Series 2, Episode 3
Welcome to Earth.
So, with Clark now back in Metropolis, Cat having left (well, sort of) the show, and Mon-El now awake, this is the first episode in the new status quo, and it was always going to be interesting to see if it concretely felt any different from either the first two episodes of this series or most of series one. The answer is that it doesn't, really: In terms of tone, themes, and structure, the only really big change is that we don't have the element of Cat acting as simultaneous antagonist and mentor -- but even then, we have Snapper performing a similar, albeit reduced, role.
As the president arrives in National City to sign the Alien Amnesty Act, a piece of legislation that would give citizenship rights to any alien refugees living in the US, she comes under attack from a mysterious assailant using heat vision. Suspicion quickly falls on Mon-El, recently escaped from the DEO, and is only compounded when Kara discovers that he's from Daxom, a planet with a long and mutual enmity with Krypton. Meanwhile, Alex finds herself working with NCPD detective Maggie Sawyer, whose views on aliens are startlingly different to her own. At Catco, both Jimmy and Kara struggle with how to deal with Snapper.
It's interesting, and doubtless not at all a coincidence, that we should get an episode about politics, and particularly the politics of immigration, so close to a presidential election in which immigration is such a major theme -- it's equally probably not a coincidence that this episode involves much discussion about refugees, and airs at around the same time that the Calais Jungle camp is getting deconstructed.
|Americans are weird.|
Supergirl isn't often overtly political, although it has certainly had its moments in the past, so to make an entire episode that is essentially about a real world political issue is a pretty daring and new move for it.
It's also pretty clear and unambiguous about being a political episode.

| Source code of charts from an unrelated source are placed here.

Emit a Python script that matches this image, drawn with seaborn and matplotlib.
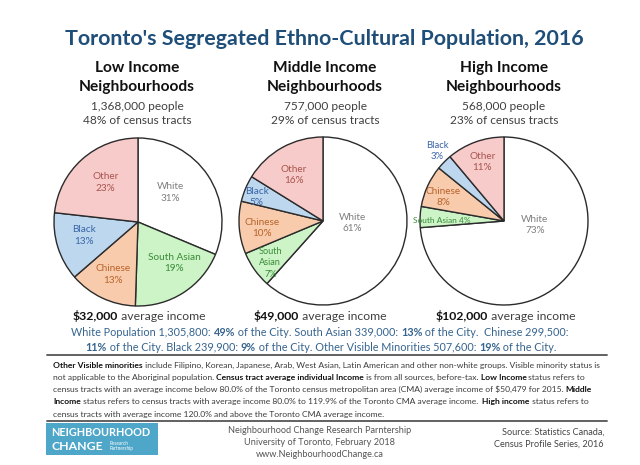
import numpy as np
import pandas as pd
import matplotlib
matplotlib.use("Agg")
import matplotlib.pyplot as plt
import seaborn as sns
from matplotlib.patches import Rectangle

# ---------------- data ----------------
groups = ["White", "South Asian", "Chinese", "Black", "Other"]
low_pct = [31, 19, 13, 13, 23]
mid_pct = [61, 7, 10, 5, 16]
high_pct = [73, 4, 8, 3, 11]

panel_titles = ["Low Income", "Middle Income", "High Income"]
people = ["1,368,000", "757,000", "568,000"]
tracts = ["48%", "29%", "23%"]
avg_income = ["$32,000", "$49,000", "$102,000"]

city_line1 = [("White Population 1,305,800: ", False), ("49%", True), (" of the City. South Asian 339,000: ", False),
              ("13%", True), (" of the City.  Chinese 299,500:", False)]
city_line2 = [("11%", True), (" of the City. Black 239,900: ", False), ("9%", True),
              (" of the City. Other Visible Minorities 507,600: ", False), ("19%", True), (" of the City.", False)]

notes = [
    [("Other Visible minorities", True), (" include Filipino, Korean, Japanese, Arab, West Asian, Latin American and other non-white groups. Visible minority status is", False)],
    [("not applicable to the Aboriginal population. ", False), ("Census tract average individual Income", True),
     (" is from all sources, before-tax. ", False), ("Low Income", True), (" status refers to", False)],
    [("census tracts with an average income below 80.0% of the Toronto census metropolitan area (CMA) average income of \\$50,479 for 2015. ", False),
     ("Middle", True)],
    [("Income", True), (" status refers to census tracts with average income 80.0% to 119.9% of the Toronto CMA average income.  ", False),
     ("High income", True), (" status refers to", False)],
    [("census tracts with average income 120.0% and above the Toronto CMA average income.", False)],
]

df = pd.DataFrame({"group": groups, "Low": low_pct, "Middle": mid_pct, "High": high_pct})

# ---------------- style ----------------
sns.set_theme(style="white")
FONT = "Lato"
plt.rcParams["font.family"] = [FONT, "DejaVu Sans"]

wedge_colors = sns.color_palette(["#ffffff", "#ccf4c6", "#f8cbad", "#bdd7ee", "#f8cbcb"])
label_colors = ["#7f7f7f", "#3a8a3a", "#b8642a", "#3a65a8", "#a8554e"]

W, H = 640, 465
fig = plt.figure(figsize=(W / 100, H / 100), dpi=100)
fig.patch.set_facecolor("white")

bg = fig.add_axes([0, 0, 1, 1])
bg.set_xlim(0, W)
bg.set_ylim(H, 0)
bg.axis("off")

renderer = fig.canvas.get_renderer()


def rich(ax, x, y, parts, ha="center", size=9, color="#333333", bold_color=None, weight_b="bold"):
    texts = []
    widths = []
    for s, b in parts:
        t = ax.text(0, y, s, ha="left", va="center", fontsize=size,
                    color=(bold_color or color) if b else color,
                    fontweight=weight_b if b else "normal")
        bb = t.get_window_extent(renderer=renderer)
        texts.append(t)
        widths.append(bb.width * W / fig.bbox.width)
    total = sum(widths)
    if ha == "center":
        x0 = x - total / 2
    elif ha == "right":
        x0 = x - total
    else:
        x0 = x
    for t, w in zip(texts, widths):
        t.set_x(x0)
        x0 += w


# ---------------- title ----------------
bg.text(324, 39, "Toronto's Segregated Ethno-Cultural Population, 2016", ha="center", va="center",
        fontsize=15.4, fontweight="bold", color="#1f4e79")

# ---------------- pies ----------------
centers = [(138, 222), (323, 221), (504, 221)]
head_x = [137, 325, 504]
inc_x = [139, 320, 506]
R = 84
label_r = [[0.52, 0.65, 0.69, 0.66, 0.61],
           [0.35, 0.80, 0.73, 0.84, 0.65],
           [0.37, 0.74, 0.78, 1.15, 0.75]]
label_da = [[9, 9, 0, -3, -2],
            [17, 3, 2, 3, 3],
            [35, 2, 3, -2, 0]]
label_text = [["White\n{}%", "South Asian\n{}%", "Chinese\n{}%", "Black\n{}%", "Other\n{}%"],
              ["White\n{}%", "South\nAsian\n{}%", "Chinese\n{}%", "Black\n{}%", "Other\n{}%"],
              ["White\n{}%", "South Asian {}%", "Chinese\n{}%", "Black\n{}%", "Other\n{}%"]]
label_size = [[7.2] * 5, [7.2, 6.6, 7.2, 7.2, 7.2], [7.2, 6.0, 7.2, 6.8, 7.2]]

for i, col in enumerate(["Low", "Middle", "High"]):
    cx, cy = centers[i]
    half = 1.3 * R
    ax = fig.add_axes([(cx - half) / W, (H - cy - half) / H, 2 * half / W, 2 * half / H])
    ax.set_facecolor("none")
    vals = df[col].values
    wedges, _ = ax.pie(vals, colors=wedge_colors, startangle=90, counterclock=False,
                       radius=1.0, wedgeprops=dict(edgecolor="#2b2b2b", linewidth=1.0))
    ax.set_xlim(-1.3, 1.3)
    ax.set_ylim(-1.3, 1.3)
    ax.set_aspect("equal")
    ax.axis("off")
    for j, w in enumerate(wedges):
        ang = np.deg2rad((w.theta1 + w.theta2) / 2 + label_da[i][j])
        r = label_r[i][j]
        ax.text(r * np.cos(ang), r * np.sin(ang), label_text[i][j].format(vals[j]),
                ha="center", va="center", fontsize=label_size[i][j], color=label_colors[j],
                linespacing=1.35)

    # headings
    bg.text(head_x[i], 68, panel_titles[i], ha="center", va="center", fontsize=11.2,
            fontweight="bold", color="#111111")
    bg.text(head_x[i], 87, "Neighbourhoods", ha="center", va="center", fontsize=11.2,
            fontweight="bold", color="#111111")
    bg.text(head_x[i], 106, f"{people[i]} people", ha="center", va="center", fontsize=8.6, color="#404040")
    bg.text(head_x[i], 120, f"{tracts[i]} of census tracts", ha="center", va="center", fontsize=8.6,
            color="#404040")
    rich(bg, inc_x[i], 316, [(avg_income[i].replace("$", "\\$"), True), (" average income", False)],
         size=8.8, color="#404040", bold_color="#111111")

# ---------------- city totals ----------------
rich(bg, 320, 332, city_line1, size=7.8, color="#36648f")
rich(bg, 321, 347, city_line2, size=7.8, color="#36648f")

bg.plot([47, 607], [355, 355], color="#555555", lw=1.3)
for k, line in enumerate(notes):
    rich(bg, 53, 365 + k * 12.3, line, ha="left", size=6.1, color="#3a3a3a", bold_color="#111111")
bg.plot([47, 607], [421, 421], color="#555555", lw=1.3)

# ---------------- footer ----------------
bg.add_patch(Rectangle((46, 423), 112, 32, facecolor="#4ea6c8", edgecolor="none"))
bg.text(51, 432, "NEIGHBOURHOOD", ha="left", va="center", fontsize=7.8, fontweight="bold", color="white")
bg.text(51, 446, "CHANGE", ha="left", va="center", fontsize=8.8, fontweight="bold", color="white")
bg.text(110, 446, "Research\nPartnership", ha="left", va="center", fontsize=3.4, color="white", linespacing=1.0)

for k, s in enumerate(["Neighbourhood Change Research Parntership", "University of Toronto, February 2018",
                       "www.NeighbourhoodChange.ca"]):
    bg.text(320, 430 + k * 12.3, s, ha="center", va="center", fontsize=6.6, color="#555555")
bg.text(604, 432, "Source: Statistics Canada,", ha="right", va="center", fontsize=6.6, color="#444444")
bg.text(604, 444, "Census Profile Series, 2016", ha="right", va="center", fontsize=6.6, color="#444444")

fig.savefig("out.png", dpi=100, facecolor=fig.get_facecolor())
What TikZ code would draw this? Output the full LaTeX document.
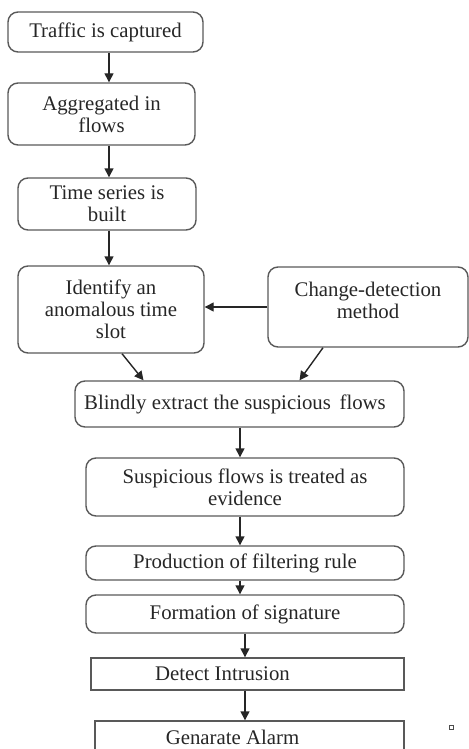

The show is always very careful to couch the idea of aliens in the same terms that would be used to talk about immigration from other countries (with only Lena really touching on the idea that most of these aliens have special powers, and that alone makes it not really the same), and the president is very clearly meant to a kind of combination of Hillary Clinton and Barack Obama, with shades of Battlestar Galactica's Laura Roslin.
Beyond that, though, the basic plotline of this episode doesn't have a whole lot going for it. It's a pretty basic plotline: Everyone thinks that Mon-El is the assassin (but it obviously isn't), they capture him, the real assassin (who is never named and gets only the thinnest motivation) shows up, Kara learns a lesson in not judging people.
|In this case 'don't judge the white American dude.' Make of that what you will.|
Instead, the main draws of the episode are its aforementioned political nature, and Kara and Alex's interactions with our two new cast members, Mon-El and Maggie. While I was a little cautious about both of them, they both grew on me pretty quickly. Mon-El is warm and engaging, and Chris Wood plays off Melissa Benoist pretty well in their brief scenes together. Maggie, meanwhile, is certainly the more interesting of the two, with a flirtatious rivalry-slash-friendship dynamic with Alex, and Floriana plays her with a sharpness and nonchalance that makes her pretty engaging to watch.
Maggie and Alex are clearly getting a romance subplot, and I look forward to seeing more of that. The jury is still out on Mon-El and Kara, but while I'm not necessarily opposed to them having a romantic subplot, I will be a little bit annoyed if the writers hurriedly wrote out Kara and Jimmy's romance solely so that she'd be freed up for Kara and Mon-El to get together. That would be some incredibly lazy writing, and I do expect better from Berlanti and Kreisberg by now.
Honestly, the scenes between Kara and Lena came off as pretty romantic as well, so having Kara and Lena have a romantic subplot would, at this point, make just as much sense.
|Kara fangirling the president.|
The episode ends with a few big shockers -- the president is some kind of red-skinned alien, and J'onn discovers another Martian, specifically M'Gann, a member of the Teen Titans in the comics. If we're super lucky, this will eventually lead into a Teen Titans television show with M'Gann, Wally, and maybe a few others, but it's doubtful.
It looks like the next episode will have a heavy focus on M'Gann, however, as she becomes involved in an underground alien fight club headed by Roulette, played by Dichen Lachman. I'm honestly astounded that this is Lachmann's first Arrowverse role. Like this week's episode, that looks to be another episode focusing on how human society pushes aliens to the fringes, which given that that idea ties into the Cadmus plotline as well, looks like it might be this series' theme.